The company's vice president of launch, Kiko Dontchev, said on the social media site X that SpaceX plans to attempt 15 additional Falcon rocket launches in December.

While they clearly aren't a Falcon 9 launch, the two Falcon Heavy launches they had this year count as two launches, but it's really six Falcon 9 first stages.  

So far this year, SpaceX has launched a total of 119 Falcon 9 rockets, for an average of a launch every 2.3 days. The company has already superseded its previous record total for annual Falcon 9 launches, 92, completed last year. If SpaceX achieves its goal of 15 additional Falcon 9 launches this month, it would bring the company's total this year to 134 flights. If you add two Falcon Heavy missions to that, it brings the total to 136 launches.

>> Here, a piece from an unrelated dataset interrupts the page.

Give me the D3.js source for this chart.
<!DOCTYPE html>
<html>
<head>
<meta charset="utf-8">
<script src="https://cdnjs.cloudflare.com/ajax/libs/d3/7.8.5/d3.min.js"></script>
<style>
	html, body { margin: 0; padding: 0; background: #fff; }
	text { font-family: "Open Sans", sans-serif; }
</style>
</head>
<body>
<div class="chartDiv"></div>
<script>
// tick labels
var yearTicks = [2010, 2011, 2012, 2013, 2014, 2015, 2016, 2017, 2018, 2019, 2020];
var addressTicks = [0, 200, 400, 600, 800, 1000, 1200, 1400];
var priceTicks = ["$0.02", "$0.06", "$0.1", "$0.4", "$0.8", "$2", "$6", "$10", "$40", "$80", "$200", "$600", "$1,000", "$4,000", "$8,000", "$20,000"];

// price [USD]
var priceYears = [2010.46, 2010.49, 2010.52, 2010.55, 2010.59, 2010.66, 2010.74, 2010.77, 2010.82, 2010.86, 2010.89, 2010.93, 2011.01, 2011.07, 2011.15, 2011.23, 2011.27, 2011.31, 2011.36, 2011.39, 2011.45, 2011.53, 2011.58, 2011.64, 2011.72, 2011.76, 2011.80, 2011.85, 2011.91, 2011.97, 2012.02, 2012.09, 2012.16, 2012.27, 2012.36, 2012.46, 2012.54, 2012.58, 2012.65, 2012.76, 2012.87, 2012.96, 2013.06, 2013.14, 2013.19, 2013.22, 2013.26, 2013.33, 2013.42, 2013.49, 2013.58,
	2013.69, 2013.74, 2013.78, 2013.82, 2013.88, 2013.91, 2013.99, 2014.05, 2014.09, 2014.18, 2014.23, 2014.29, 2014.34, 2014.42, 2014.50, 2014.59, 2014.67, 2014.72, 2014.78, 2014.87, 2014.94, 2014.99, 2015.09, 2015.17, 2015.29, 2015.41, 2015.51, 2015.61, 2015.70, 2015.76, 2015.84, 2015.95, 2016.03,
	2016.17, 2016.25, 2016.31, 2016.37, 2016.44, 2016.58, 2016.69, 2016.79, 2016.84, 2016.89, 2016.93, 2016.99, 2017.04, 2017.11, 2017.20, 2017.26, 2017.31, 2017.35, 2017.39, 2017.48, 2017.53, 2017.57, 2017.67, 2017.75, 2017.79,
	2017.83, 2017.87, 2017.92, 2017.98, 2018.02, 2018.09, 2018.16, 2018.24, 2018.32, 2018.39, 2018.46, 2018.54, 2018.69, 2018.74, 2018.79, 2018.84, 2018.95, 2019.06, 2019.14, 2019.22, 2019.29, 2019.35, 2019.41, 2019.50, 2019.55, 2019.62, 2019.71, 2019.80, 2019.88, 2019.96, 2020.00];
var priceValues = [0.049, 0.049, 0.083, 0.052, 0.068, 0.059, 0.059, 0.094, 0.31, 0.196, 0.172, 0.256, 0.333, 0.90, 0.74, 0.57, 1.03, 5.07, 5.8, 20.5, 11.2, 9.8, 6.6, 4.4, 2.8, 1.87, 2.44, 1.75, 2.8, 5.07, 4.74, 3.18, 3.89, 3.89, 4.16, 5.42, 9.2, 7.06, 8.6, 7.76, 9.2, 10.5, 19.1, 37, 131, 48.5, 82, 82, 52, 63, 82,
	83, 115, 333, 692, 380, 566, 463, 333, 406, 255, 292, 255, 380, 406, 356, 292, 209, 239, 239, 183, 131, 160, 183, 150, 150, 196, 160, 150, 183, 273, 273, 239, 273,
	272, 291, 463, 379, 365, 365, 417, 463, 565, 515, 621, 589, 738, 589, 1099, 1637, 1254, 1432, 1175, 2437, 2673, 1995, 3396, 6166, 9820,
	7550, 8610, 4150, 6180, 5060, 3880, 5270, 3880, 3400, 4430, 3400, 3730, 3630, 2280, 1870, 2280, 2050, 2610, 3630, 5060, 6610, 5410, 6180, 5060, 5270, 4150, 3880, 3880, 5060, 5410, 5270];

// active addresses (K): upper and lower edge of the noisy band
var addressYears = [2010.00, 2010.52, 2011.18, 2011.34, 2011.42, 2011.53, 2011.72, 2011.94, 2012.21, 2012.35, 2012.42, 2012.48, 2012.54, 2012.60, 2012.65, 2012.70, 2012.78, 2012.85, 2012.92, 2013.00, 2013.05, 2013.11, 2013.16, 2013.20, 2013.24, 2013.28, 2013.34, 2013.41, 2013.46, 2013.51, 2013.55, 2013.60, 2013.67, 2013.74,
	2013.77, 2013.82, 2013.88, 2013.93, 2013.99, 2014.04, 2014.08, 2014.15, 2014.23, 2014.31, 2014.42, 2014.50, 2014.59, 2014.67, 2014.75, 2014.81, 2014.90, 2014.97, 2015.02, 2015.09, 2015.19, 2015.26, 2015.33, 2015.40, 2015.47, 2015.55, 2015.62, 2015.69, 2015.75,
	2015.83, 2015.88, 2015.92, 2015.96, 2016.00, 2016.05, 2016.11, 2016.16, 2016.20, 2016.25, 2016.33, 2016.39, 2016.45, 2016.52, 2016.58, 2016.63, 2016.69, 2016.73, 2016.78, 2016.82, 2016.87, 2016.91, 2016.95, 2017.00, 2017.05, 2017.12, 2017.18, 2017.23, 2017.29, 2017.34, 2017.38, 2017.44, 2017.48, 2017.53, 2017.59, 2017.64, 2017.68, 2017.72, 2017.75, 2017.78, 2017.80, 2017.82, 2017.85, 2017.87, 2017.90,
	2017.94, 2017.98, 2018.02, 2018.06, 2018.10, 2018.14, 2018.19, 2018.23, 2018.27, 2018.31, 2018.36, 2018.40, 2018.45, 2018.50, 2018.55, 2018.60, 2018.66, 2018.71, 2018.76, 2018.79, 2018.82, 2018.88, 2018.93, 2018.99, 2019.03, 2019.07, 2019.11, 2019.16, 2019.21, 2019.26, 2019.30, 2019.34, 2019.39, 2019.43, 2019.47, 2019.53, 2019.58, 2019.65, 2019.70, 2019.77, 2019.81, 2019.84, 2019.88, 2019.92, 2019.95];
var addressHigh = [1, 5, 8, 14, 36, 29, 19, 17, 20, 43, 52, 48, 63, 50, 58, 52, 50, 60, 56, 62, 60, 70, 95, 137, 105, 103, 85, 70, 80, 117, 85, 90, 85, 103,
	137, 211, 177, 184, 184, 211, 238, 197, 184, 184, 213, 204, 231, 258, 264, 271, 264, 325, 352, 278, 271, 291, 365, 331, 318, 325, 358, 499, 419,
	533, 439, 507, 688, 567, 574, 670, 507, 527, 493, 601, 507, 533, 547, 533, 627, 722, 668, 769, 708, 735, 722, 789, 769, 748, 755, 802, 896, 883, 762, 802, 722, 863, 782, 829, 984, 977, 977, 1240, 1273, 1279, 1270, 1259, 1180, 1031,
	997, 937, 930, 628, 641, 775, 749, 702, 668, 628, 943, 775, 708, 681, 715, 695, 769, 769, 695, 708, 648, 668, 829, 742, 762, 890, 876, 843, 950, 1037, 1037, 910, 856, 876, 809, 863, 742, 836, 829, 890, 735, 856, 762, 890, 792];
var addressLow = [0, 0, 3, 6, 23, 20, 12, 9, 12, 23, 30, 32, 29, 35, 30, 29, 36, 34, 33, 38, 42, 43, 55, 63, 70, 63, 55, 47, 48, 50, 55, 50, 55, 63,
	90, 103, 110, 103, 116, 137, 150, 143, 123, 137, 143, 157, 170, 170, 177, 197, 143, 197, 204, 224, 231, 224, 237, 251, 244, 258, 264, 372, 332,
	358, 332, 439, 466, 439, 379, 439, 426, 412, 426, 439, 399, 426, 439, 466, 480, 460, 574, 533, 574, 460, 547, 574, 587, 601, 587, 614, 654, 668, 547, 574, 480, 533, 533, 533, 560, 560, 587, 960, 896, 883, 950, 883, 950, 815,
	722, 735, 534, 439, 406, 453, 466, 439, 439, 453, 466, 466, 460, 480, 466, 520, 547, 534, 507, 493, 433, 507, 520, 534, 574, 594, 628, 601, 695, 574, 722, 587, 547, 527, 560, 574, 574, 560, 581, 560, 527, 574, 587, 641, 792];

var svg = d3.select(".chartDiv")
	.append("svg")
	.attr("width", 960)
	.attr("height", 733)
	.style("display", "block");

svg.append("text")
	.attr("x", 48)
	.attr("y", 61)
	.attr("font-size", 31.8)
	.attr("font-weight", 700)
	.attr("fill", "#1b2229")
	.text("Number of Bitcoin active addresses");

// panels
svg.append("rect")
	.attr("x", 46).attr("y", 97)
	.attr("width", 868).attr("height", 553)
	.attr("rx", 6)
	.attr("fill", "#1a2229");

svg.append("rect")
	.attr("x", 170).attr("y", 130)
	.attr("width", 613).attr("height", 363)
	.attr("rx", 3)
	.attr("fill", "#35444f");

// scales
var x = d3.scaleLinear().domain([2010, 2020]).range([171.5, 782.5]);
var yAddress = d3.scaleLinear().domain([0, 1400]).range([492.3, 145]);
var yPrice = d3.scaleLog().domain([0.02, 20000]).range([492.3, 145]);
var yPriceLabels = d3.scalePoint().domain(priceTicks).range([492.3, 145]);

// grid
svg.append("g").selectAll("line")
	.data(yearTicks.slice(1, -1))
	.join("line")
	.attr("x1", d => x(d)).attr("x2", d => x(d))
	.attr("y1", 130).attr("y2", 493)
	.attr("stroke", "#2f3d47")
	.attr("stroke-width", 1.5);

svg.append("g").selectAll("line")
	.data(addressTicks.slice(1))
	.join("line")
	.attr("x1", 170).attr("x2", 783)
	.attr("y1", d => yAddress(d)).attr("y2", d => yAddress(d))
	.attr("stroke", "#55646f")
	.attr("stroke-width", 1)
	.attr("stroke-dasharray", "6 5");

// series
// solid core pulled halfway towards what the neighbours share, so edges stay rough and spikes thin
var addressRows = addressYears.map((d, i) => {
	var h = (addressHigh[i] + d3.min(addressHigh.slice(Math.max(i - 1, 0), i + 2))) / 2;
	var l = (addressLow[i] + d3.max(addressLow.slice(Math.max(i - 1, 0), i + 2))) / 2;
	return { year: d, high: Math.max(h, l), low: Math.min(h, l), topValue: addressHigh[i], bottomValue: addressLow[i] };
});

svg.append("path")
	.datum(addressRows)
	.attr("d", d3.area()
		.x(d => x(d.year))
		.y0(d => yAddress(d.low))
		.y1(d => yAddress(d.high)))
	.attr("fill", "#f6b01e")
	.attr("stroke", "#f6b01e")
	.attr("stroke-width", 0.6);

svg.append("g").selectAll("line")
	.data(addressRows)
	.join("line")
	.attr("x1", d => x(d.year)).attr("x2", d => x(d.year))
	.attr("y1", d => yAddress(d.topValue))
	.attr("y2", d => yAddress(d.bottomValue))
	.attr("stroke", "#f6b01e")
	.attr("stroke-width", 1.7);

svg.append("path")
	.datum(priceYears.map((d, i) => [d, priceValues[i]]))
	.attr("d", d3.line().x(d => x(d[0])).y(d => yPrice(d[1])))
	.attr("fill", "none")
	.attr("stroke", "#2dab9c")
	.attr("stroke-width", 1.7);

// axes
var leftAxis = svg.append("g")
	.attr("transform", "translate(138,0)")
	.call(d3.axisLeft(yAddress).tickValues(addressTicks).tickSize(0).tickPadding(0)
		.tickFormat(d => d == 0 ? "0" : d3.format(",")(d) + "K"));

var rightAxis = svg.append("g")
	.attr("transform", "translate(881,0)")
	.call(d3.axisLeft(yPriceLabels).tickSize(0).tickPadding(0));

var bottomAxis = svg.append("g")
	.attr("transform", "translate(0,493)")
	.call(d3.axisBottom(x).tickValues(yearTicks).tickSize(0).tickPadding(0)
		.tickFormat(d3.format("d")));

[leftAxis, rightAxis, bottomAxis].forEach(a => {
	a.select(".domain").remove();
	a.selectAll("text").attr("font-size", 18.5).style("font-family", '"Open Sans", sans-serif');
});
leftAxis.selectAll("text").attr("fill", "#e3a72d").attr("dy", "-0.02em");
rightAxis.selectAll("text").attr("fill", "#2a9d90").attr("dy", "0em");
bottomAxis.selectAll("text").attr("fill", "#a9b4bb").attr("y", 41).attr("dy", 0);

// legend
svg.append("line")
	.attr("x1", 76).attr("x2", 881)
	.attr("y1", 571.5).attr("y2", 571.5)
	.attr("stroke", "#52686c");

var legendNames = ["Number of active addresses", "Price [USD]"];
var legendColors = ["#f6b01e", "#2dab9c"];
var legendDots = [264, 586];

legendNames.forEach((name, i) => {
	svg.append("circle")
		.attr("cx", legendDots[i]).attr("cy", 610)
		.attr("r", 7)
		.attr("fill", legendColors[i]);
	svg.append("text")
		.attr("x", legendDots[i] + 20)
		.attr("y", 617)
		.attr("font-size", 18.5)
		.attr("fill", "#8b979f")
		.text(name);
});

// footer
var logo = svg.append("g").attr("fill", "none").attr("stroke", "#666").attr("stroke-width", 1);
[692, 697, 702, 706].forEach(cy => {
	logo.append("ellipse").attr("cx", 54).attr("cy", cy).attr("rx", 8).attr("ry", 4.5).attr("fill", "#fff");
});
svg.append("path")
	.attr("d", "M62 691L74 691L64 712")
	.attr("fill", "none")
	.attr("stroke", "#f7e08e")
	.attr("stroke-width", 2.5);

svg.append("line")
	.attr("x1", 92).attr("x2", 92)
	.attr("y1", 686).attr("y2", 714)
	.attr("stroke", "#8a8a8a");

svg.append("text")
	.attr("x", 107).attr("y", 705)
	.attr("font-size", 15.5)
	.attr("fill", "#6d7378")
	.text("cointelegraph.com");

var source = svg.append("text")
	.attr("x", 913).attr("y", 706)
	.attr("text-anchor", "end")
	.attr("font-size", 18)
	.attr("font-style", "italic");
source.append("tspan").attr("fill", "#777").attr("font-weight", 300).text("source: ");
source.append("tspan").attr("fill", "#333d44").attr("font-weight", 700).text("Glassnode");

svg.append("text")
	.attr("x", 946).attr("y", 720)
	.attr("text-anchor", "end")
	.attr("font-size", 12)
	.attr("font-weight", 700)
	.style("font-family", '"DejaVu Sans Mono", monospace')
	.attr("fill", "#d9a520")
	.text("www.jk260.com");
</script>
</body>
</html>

This probably started the comparisons because over the three decades it flew, NASA's Space Shuttle flew 135 missions - right between just Falcon 9 and Falcon 9 + Falcon Heavy launches for the year. SpaceX looks as though they will fly as many Falcon 9 missions in one year as the Shuttle flew in its 31 year career.

Is it a fair comparison?  Here's where you get to really hard to answer questions. The shuttle was undeniably more complex than the Falcon 9, and (as mentioned already) every mission was crewed.  It was a bigger ship that carried bigger payloads, while the Falcon 9 was specifically designed under the guide that "the best part is no part." It was designed with "better, faster, cheaper" computers and decades more experience at optimizing engine design.

The principal goal of the Falcon program was to demonstrate rapid, low-cost reusability. By one estimate, it cost NASA about $1.5 billion to fly a single space shuttle mission. (Like the Falcon 9, the shuttle was mostly but not completely reusable.) SpaceX's internal costs for a Falcon 9 launch are estimated to be as low as $15 million. So SpaceX has achieved a flight rate about 30 times higher than the shuttle at one-hundredth the cost.

Space enthusiast Ryan Caton also crunched the numbers on the number of SpaceX launches this year compared to some of its competitors. So far this year, SpaceX has launched as many rockets as Roscosmos has since 2013, United Launch Alliance since 2010, and Arianespace since 2009. This year alone, the Falcon 9 has launched more times than the Ariane 4, Ariane 5, or Atlas V rockets each did during their entire careers.